FutureFest 2012



  • David Finkle
  • Rob Koon
  • Faye Sholiton (FF winner 1997)
  • Helen Sneed
  • Eleanore Speert

July 27-29, 2012

FF 2012 Winner and Audience Favorite:

Nureyev’s Eyes by David Rush

David is our first 2 time winner! He previously won for Estelle Singerman.

2012 Finalists:

  • A Political Woman – Joel Fishbane
  • Curve – Sam Havens
  • Excavation – Rob Barron
  • Provenance – Dan Weber
  • This Rough Magic – Richard Manley 

A Political Woman

Directed by Cynthia Karns, Fully Staged, Fri. 8pm

As a debate rages in the Canadian parliament over universal suffrage, young Maggie Shand slowly becomes instrumental to her husband’s political life. But she soon realizes that her new found political influence has a price – one she may not be willing to pay. Inspired by the play “what every woman knows” by J.M. Barrie, a political woman is at once a historical comedy and an exploration of a crucial time in gender politics with echoes that are all too relevant in the modern day.


Directed by David Shough, Staged Reading, Sat. 10am

Provenance – lives and breathes in the world of wine. Yet it is emphatically not a play about wine. Rather, the cultivation of wine serves as an overarching metaphor for the history of change and growth that affects each character on stage. Like the mysterious champagne in question, four characters are trapped inside their own personal histories. The only way out: personal reinvention. Change becomes an act of survival. But how far will a person bend the truth to escape his or her past? What are the consequences? In this explosive examination of history and identity, secrets, like lies, are impossible to contain.

Nureyev’s Eyes

Directed by Annie Pesch, Staged Reading, Sat. 3pm

During the 70s, Jamie Wyeth (son of Andrew) painted a series of works of Rudolf Nureyev, the dancer. The play examines what their relationship may have been like, how they passed through good and bad times and ultimately changed each other.


Directed by Jim Lockwood, Fully Staged, Sat. 8pm

In this witty, provocative play about truth and illusion, unrelenting rain pours down outside the Connecticut home of Dakin Abernathy. Inside, Dakin and his neighbor, Ted Mueller, engage in a verbal joust where nothing is as it seems. Or is it? Dakin, a noted film noir director, accuses Ted of having killed his own wife. Ted protests, yet as morning spins into afternoon and a thunderous evening, he begins to believe that he might, indeed, be a murderer. Dakin’s wife, Angela, complicates events with her flaky personality, and their daughter, Lana Veronica, comes home for the weekend saying she is in trouble with the law. Events escalate and secrets are revealed until the play itself suggests one of Dakin’s film noir classics, complete with dark music, ominous lighting and swirling fog.

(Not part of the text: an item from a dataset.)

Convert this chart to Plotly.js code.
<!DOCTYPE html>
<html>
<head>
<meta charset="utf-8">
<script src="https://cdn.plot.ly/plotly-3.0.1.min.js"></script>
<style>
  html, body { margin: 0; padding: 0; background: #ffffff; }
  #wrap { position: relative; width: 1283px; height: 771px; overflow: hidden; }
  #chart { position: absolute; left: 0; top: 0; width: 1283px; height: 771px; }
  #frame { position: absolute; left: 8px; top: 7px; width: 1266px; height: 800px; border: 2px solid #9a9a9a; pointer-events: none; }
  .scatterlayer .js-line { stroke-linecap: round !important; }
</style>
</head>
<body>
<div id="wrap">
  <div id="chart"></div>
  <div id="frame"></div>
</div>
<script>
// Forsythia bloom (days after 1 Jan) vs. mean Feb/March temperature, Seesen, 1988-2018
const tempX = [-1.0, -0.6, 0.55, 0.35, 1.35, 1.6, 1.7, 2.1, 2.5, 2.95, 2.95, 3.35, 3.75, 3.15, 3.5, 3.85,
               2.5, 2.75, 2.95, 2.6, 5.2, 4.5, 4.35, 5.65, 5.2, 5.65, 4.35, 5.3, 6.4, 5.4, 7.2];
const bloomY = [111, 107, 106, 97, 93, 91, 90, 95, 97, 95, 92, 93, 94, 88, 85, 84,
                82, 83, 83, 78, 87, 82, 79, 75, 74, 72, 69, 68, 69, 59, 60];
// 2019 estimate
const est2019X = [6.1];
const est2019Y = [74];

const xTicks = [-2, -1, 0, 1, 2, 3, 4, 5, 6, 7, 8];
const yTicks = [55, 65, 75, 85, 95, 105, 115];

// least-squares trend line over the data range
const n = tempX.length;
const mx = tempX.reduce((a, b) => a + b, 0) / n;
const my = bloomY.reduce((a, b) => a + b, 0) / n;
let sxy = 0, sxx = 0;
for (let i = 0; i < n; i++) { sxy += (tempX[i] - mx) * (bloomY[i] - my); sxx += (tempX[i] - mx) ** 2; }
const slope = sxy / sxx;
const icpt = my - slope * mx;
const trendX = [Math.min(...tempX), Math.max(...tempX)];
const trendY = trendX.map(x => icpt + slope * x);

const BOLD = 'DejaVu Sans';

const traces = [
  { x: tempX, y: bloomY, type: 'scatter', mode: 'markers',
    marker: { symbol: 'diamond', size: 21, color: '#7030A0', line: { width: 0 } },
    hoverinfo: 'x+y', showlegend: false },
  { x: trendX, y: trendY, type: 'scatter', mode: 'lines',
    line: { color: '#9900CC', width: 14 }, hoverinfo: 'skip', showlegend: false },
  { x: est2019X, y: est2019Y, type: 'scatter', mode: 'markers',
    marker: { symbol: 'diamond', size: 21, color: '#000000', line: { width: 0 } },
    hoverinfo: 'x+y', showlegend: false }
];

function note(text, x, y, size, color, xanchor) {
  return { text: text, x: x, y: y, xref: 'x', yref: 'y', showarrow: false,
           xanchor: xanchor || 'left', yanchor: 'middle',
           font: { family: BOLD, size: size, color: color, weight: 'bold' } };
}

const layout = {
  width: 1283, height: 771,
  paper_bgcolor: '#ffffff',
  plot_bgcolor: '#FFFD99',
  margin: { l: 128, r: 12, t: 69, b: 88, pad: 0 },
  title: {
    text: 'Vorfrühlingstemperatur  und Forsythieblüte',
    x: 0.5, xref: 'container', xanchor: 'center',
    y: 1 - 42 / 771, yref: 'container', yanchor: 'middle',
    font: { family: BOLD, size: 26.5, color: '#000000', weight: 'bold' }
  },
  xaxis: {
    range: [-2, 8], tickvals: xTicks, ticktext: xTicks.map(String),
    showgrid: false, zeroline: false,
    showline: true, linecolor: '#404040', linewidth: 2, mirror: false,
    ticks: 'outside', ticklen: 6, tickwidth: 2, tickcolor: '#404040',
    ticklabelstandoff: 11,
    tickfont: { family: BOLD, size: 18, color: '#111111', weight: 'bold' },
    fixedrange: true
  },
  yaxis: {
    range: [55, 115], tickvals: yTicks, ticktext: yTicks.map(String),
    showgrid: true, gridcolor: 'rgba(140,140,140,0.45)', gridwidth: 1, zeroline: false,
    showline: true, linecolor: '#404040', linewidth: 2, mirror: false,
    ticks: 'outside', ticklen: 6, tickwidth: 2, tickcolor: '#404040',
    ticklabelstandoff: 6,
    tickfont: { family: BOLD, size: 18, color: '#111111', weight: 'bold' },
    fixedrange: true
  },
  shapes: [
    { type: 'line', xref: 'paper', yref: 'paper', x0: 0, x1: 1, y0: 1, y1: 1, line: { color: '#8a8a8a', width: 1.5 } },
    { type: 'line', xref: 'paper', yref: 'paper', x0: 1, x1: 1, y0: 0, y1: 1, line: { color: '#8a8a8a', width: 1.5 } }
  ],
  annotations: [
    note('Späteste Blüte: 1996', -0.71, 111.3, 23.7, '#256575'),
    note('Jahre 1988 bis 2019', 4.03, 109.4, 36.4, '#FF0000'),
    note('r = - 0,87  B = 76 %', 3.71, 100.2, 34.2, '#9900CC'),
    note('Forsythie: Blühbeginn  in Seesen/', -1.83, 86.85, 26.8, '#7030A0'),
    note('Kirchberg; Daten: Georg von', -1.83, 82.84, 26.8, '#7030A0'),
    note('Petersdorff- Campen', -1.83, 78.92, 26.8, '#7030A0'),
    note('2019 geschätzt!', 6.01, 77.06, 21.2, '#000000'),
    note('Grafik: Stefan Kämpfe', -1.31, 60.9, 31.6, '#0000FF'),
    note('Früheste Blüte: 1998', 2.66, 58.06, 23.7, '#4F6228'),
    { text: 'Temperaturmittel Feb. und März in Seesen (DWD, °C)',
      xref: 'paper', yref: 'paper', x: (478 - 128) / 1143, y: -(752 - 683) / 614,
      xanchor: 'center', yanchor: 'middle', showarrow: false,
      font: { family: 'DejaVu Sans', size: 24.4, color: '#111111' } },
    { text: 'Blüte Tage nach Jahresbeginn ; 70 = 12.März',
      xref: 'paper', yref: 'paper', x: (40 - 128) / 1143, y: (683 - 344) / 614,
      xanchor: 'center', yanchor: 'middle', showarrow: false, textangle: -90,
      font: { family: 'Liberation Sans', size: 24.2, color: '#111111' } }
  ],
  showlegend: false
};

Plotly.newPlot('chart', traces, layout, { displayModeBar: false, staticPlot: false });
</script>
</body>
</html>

Directed by Nancy Campbell, Staged Reading, Sun. 10am

Excavation – is a journey into the past to unlock the future. A widowed father who works as a security guard at New York’s American Museum of Natural History struggles to reach his mute seven year old son, who is fading away from grief over his mother’s death. Meanwhile, a parallel story takes place on the Southwest corner of England in the 1800s, as one of the first paleontologists, Mary Anning, struggles for her own survival as she scours the shorelines for whispers and vestiges of worlds gone by…

This Rough Magic

Directed by Gayle Smith, Fully Staged, Sun. 3pm

I believe that Americans are by and large a lonely people. Our productivity and medication and social media notwithstanding, many of us struggle to make sense of things, to find a sustainable balance between melancholy and hope. Joy, when it comes, is often momentary, and must be savored. In my work, I celebrate those who fight to maintain equilibrium. This Rough Magic takes place a few years from now, when overcoming loneliness and feeling loved are no less of a problem, but when technology offers more solutions to those who can afford them.